(Stored records)
## Begin

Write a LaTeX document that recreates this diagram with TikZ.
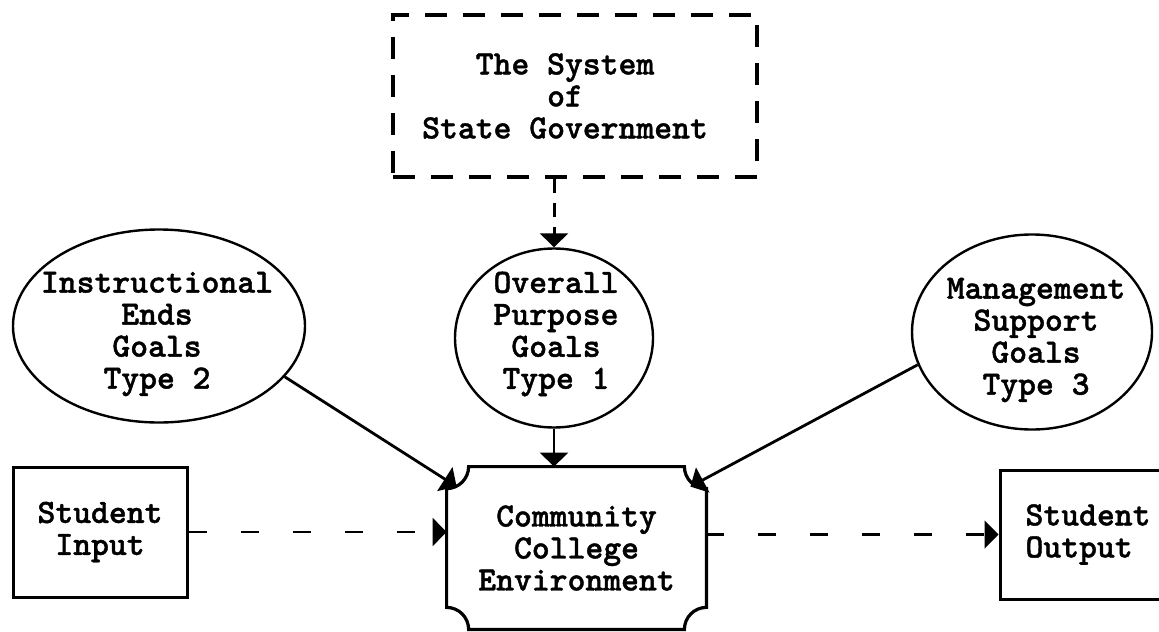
\documentclass[tikz,border=0pt]{standalone}
\usepackage{fontspec}
\newfontfamily\tw{lmmonolt10-bold.otf}[FakeBold=1.2]
\usetikzlibrary{arrows.meta,shapes.geometric}
\begin{document}
\begin{tikzpicture}[x=0.5pt,y=-0.5pt,
  every node/.style={font=\tw\fontsize{17}{16}\selectfont, align=center, inner sep=0pt},
  goal/.style={ellipse, draw, line width=1.2pt},
  boxnode/.style={rectangle, draw, line width=1.5pt},
  tip/.style={-{Triangle[width=14pt,length=7pt]}},
  conn/.style={line width=1.4pt, tip},
  dconn/.style={line width=1.1pt, dash pattern=on 9pt off 17pt, tip},
]
\useasboundingbox (0,0) rectangle (1159,631);
\clip (0,0) rectangle (1159,631);

% top dashed box
\node[boxnode, line width=1.8pt, dash pattern=on 11pt off 8pt,
      minimum width=182pt, minimum height=81pt] (gov) at (575,96) {};
\node (govt) at (565,96) {The System\\of\\State Government};

% goal ellipses
\node[goal, minimum width=146pt, minimum height=96.5pt] (g2) at (159,326) {};
\node (g2t) at (157,334) {Instructional\\Ends\\Goals\\Type 2};

\node[goal, minimum width=99pt, minimum height=89.5pt] (g1) at (554,338) {};
\node (g1t) at (556,334) {Overall\\Purpose\\Goals\\Type 1};

\node[goal, minimum width=120pt, minimum height=97.5pt] (g3) at (1032,332) {};
\node (g3t) at (1036,340) {Management\\Support\\Goals\\Type 3};

% community college box with concave corners
\node[minimum width=129.5pt, minimum height=81pt] (cc) at (576.5,548) {Community\\College\\Environment};
\draw[line width=1.6pt]
  ([xshift=11pt]cc.north west) -- ([xshift=-11pt]cc.north east)
  arc[start angle=180, end angle=270, radius=11pt]
  -- ([yshift=11pt]cc.south east)
  arc[start angle=90, end angle=180, radius=11pt]
  -- ([xshift=11pt]cc.south west)
  arc[start angle=0, end angle=90, radius=11pt]
  -- ([yshift=-11pt]cc.north west)
  arc[start angle=270, end angle=360, radius=11pt]
  -- cycle;

% student boxes
\node[boxnode, minimum width=87pt, minimum height=65pt] (si) at (100,532) {Student\\Input};
\node[boxnode, minimum width=88pt, minimum height=64.5pt, align=left] (so) at (1088,534.5) {Student\\Output};

% connectors
\draw[tip, line width=1.5pt, dash pattern=on 7pt off 5pt] (g1.north |- gov.south) -- (g1.north);
\draw[conn] (g1.south) -- (g1.south |- cc.north);
\draw[conn] (g2.-22) -- ([xshift=5pt,yshift=-10pt]cc.north west);
\draw[conn] (g3.196) -- ([xshift=-8pt,yshift=-10pt]cc.north east);
\draw[dconn] (si.east) -- (si.east -| cc.west);
\draw[dconn] (cc.east |- so.west) -- (so.west);
\end{tikzpicture}
\end{document}
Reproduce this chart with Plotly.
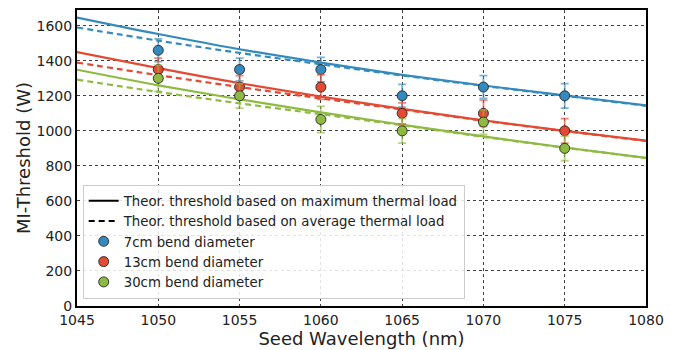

## End

WORK TO BE COMPLETED:
Pictures stay out of the copy; please restate every record above exactly.

RESULT BELOW:
Write a LaTeX document that recreates this diagram with TikZ.
\documentclass[tikz,border=0pt]{standalone}
\usepackage{fontspec}
\newfontfamily\tw{lmmonolt10-bold.otf}[FakeBold=1.2]
\usetikzlibrary{arrows.meta,shapes.geometric}
\begin{document}
\begin{tikzpicture}[x=0.5pt,y=-0.5pt,
  every node/.style={font=\tw\fontsize{17}{16}\selectfont, align=center, inner sep=0pt},
  goal/.style={ellipse, draw, line width=1.2pt},
  boxnode/.style={rectangle, draw, line width=1.5pt},
  tip/.style={-{Triangle[width=14pt,length=7pt]}},
  conn/.style={line width=1.4pt, tip},
  dconn/.style={line width=1.1pt, dash pattern=on 9pt off 17pt, tip},
]
\useasboundingbox (0,0) rectangle (1159,631);
\clip (0,0) rectangle (1159,631);

% top dashed box
\node[boxnode, line width=1.8pt, dash pattern=on 11pt off 8pt,
      minimum width=182pt, minimum height=81pt] (gov) at (575,96) {};
\node (govt) at (565,96) {The System\\of\\State Government};

% goal ellipses
\node[goal, minimum width=146pt, minimum height=96.5pt] (g2) at (159,326) {};
\node (g2t) at (157,334) {Instructional\\Ends\\Goals\\Type 2};

\node[goal, minimum width=99pt, minimum height=89.5pt] (g1) at (554,338) {};
\node (g1t) at (556,334) {Overall\\Purpose\\Goals\\Type 1};

\node[goal, minimum width=120pt, minimum height=97.5pt] (g3) at (1032,332) {};
\node (g3t) at (1036,340) {Management\\Support\\Goals\\Type 3};

% community college box with concave corners
\node[minimum width=129.5pt, minimum height=81pt] (cc) at (576.5,548) {Community\\College\\Environment};
\draw[line width=1.6pt]
  ([xshift=11pt]cc.north west) -- ([xshift=-11pt]cc.north east)
  arc[start angle=180, end angle=270, radius=11pt]
  -- ([yshift=11pt]cc.south east)
  arc[start angle=90, end angle=180, radius=11pt]
  -- ([xshift=11pt]cc.south west)
  arc[start angle=0, end angle=90, radius=11pt]
  -- ([yshift=-11pt]cc.north west)
  arc[start angle=270, end angle=360, radius=11pt]
  -- cycle;

% student boxes
\node[boxnode, minimum width=87pt, minimum height=65pt] (si) at (100,532) {Student\\Input};
\node[boxnode, minimum width=88pt, minimum height=64.5pt, align=left] (so) at (1088,534.5) {Student\\Output};

% connectors
\draw[tip, line width=1.5pt, dash pattern=on 7pt off 5pt] (g1.north |- gov.south) -- (g1.north);
\draw[conn] (g1.south) -- (g1.south |- cc.north);
\draw[conn] (g2.-22) -- ([xshift=5pt,yshift=-10pt]cc.north west);
\draw[conn] (g3.196) -- ([xshift=-8pt,yshift=-10pt]cc.north east);
\draw[dconn] (si.east) -- (si.east -| cc.west);
\draw[dconn] (cc.east |- so.west) -- (so.west);
\end{tikzpicture}
\end{document}
Reproduce this chart with Plotly.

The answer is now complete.